Albrecht’s in-class approach flows from her overarching vision of education as empowerment.

“Success in the 21st century requires the ability to think globally, critically, creatively and with divergence,” Albrecht said. “Pre-service and in-service educators, as well as those in higher education, need the opportunity to be exposed to different ways of thinking and to experience cultures outside of their norm.”

To achieve these ends, Albrecht employs high impact practices, such as a student-centered classroom, nonstop interaction, project-based learning, student research, performance assessments. She considers herself a “guide and curator of resources and opportunities” in a professional learning community. It’s the students who search and discover.

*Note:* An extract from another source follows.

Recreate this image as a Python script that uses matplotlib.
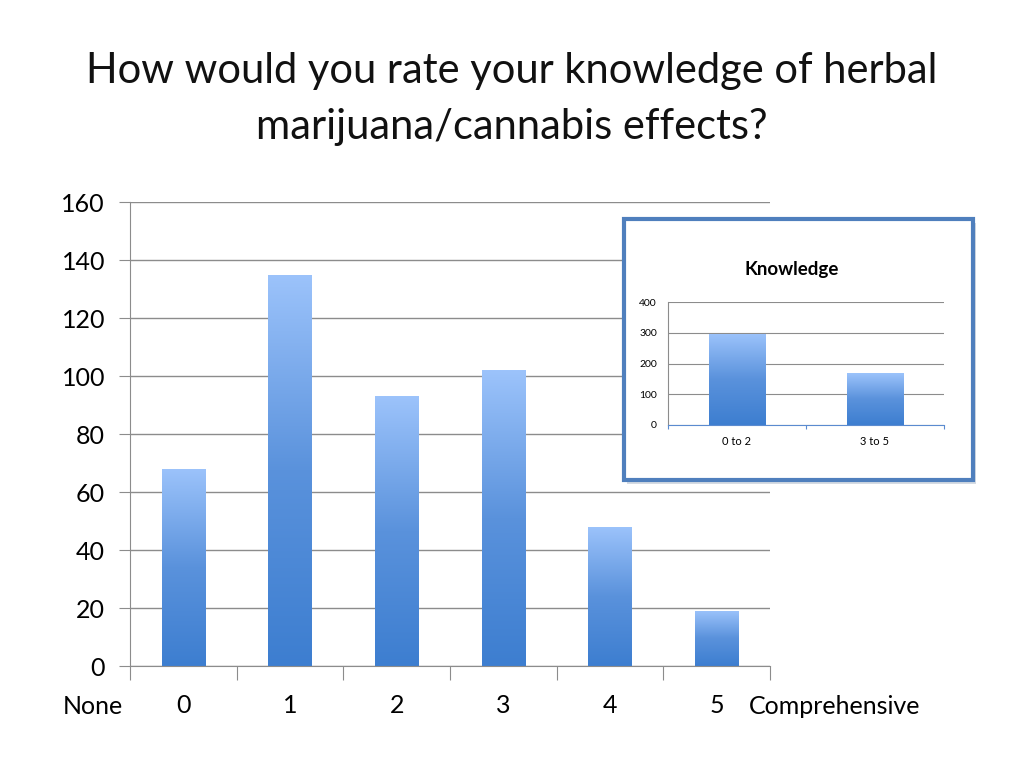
import matplotlib
matplotlib.use("Agg")
import matplotlib.pyplot as plt
import numpy as np
from matplotlib.patches import Rectangle
from matplotlib.colors import LinearSegmentedColormap

plt.rcParams['font.family'] = ['Lato', 'DejaVu Sans']

# Data
ratings = ["0", "1", "2", "3", "4", "5"]
counts = [68, 135, 93, 102, 48, 19]
group_labels = ["0 to 2", "3 to 5"]
group_counts = [296, 169]
main_yticks = [0, 20, 40, 60, 80, 100, 120, 140, 160]
inset_yticks = [0, 100, 200, 300, 400]

title = "How would you rate your knowledge of herbal\nmarijuana/cannabis effects?"

cmap = LinearSegmentedColormap.from_list("bargrad", ["#3d7ed0", "#5a92dc", "#9cc3fb"])
grid_color = "#8c8c8c"


def gradient_bars(ax, bars):
    grad = np.linspace(0, 1, 256).reshape(-1, 1)
    for b in bars:
        x0, y0 = b.get_x(), b.get_y()
        w, h = b.get_width(), b.get_height()
        b.set_facecolor("none")
        b.set_edgecolor("none")
        im = ax.imshow(grad, extent=[x0, x0 + w, y0, y0 + h], origin="lower",
                       cmap=cmap, aspect="auto", zorder=2, interpolation="bilinear")
        im.set_clip_path(b)


fig = plt.figure(figsize=(10.24, 7.68), dpi=100)
fig.patch.set_facecolor("white")

fig.text(0.5, 1 - 99 / 768, title, ha="center", va="center", fontsize=30, color="#111111",
         linespacing=1.55)

# Main axes
ax = fig.add_axes([0.127, 0.1328, 0.625, 0.604], zorder=0)
x = np.arange(len(ratings))
bars = ax.bar(x, counts, width=0.41, zorder=2)
ax.set_xlim(-0.5, len(ratings) - 0.5)
ax.set_ylim(0, 160)
gradient_bars(ax, bars)
ax.set_yticks(main_yticks)
ax.set_yticklabels([str(v) for v in main_yticks], fontsize=18)
ax.yaxis.grid(True, color=grid_color, linewidth=1)
ax.set_axisbelow(True)
ax.set_xticks(np.arange(-0.5, len(ratings), 1.0))
ax.set_xticklabels([])
ax.set_xticks(x, minor=True)
ax.set_xticklabels(ratings, minor=True, fontsize=18)
ax.tick_params(axis="x", which="major", length=10, color=grid_color, direction="out")
ax.tick_params(axis="x", which="minor", length=0, pad=20)
ax.tick_params(axis="y", length=8, color=grid_color, pad=10)
for s in ["top", "right"]:
    ax.spines[s].set_visible(False)
for s in ["left", "bottom"]:
    ax.spines[s].set_color(grid_color)
ax.set_facecolor("none")

fig.text(93 / 1024, 1 - 706 / 768, "None", ha="center", va="center", fontsize=18)
fig.text(835 / 1024, 1 - 706 / 768, "Comprehensive", ha="center", va="center", fontsize=18)

# Inset frame
frame = Rectangle((624 / 1024, 1 - 480 / 768), 349 / 1024, 261 / 768,
                  transform=fig.transFigure, facecolor="white", edgecolor="#4f7fbd",
                  linewidth=3, zorder=1)
shadow = Rectangle((627 / 1024, 1 - 484 / 768), 349 / 1024, 261 / 768,
                   transform=fig.transFigure, facecolor="#d5dbe3", edgecolor="none",
                   zorder=0.9)
fig.patches.append(shadow)
fig.patches.append(frame)

fig.text(792 / 1024, 1 - 270 / 768, "Knowledge", ha="center", va="center",
         fontsize=13.5, fontweight="bold", zorder=3)

ax2 = fig.add_axes([668 / 1024, 1 - 425 / 768, 276 / 1024, 123 / 768], zorder=2)
x2 = np.arange(len(group_labels))
bars2 = ax2.bar(x2, group_counts, width=0.41, zorder=2)
ax2.set_xlim(-0.5, len(group_labels) - 0.5)
ax2.set_ylim(0, 400)
gradient_bars(ax2, bars2)
ax2.set_yticks(inset_yticks)
ax2.set_yticklabels([str(v) for v in inset_yticks], fontsize=7.5)
ax2.yaxis.grid(True, color=grid_color, linewidth=0.8)
ax2.set_axisbelow(True)
ax2.set_xticks(np.arange(-0.5, len(group_labels), 1.0))
ax2.set_xticklabels([])
ax2.set_xticks(x2, minor=True)
ax2.set_xticklabels(group_labels, minor=True, fontsize=8)
ax2.tick_params(axis="x", which="major", length=3, color="#5b8bd0", direction="out")
ax2.tick_params(axis="x", which="minor", length=0, pad=8)
ax2.tick_params(axis="y", length=0, pad=8)
for s in ["top", "right"]:
    ax2.spines[s].set_visible(False)
ax2.spines["left"].set_color(grid_color)
ax2.spines["bottom"].set_color("#5b8bd0")
ax2.set_facecolor("none")

fig.savefig("out.png", dpi=100, facecolor="white")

Her method serves her purpose. To serve the underserved, students must teach differently, and to do that, they must learn differently.

But there is another level to Albrecht’s innovation that truly sets her apart: the development mindset.

For her, teaching is inseparable from advocating for universal empowerment. And so she works unceasingly to leverage her involvement in initiatives like the Indiana Language Roadmap, Indiana Teachers of English to Speakers of Other Languages (INTESOL) and others to benefit the educational community she serves.

This is a fusion of teaching, scholarship, professional development and policy work. And whether Albrecht realizes it or not, she is modeling the skills of a prototype 21st century educator.

“Educators provide the environment and support structure around the students to enable them to succeed in this process of becoming highly contributing members of society,” Albrecht said.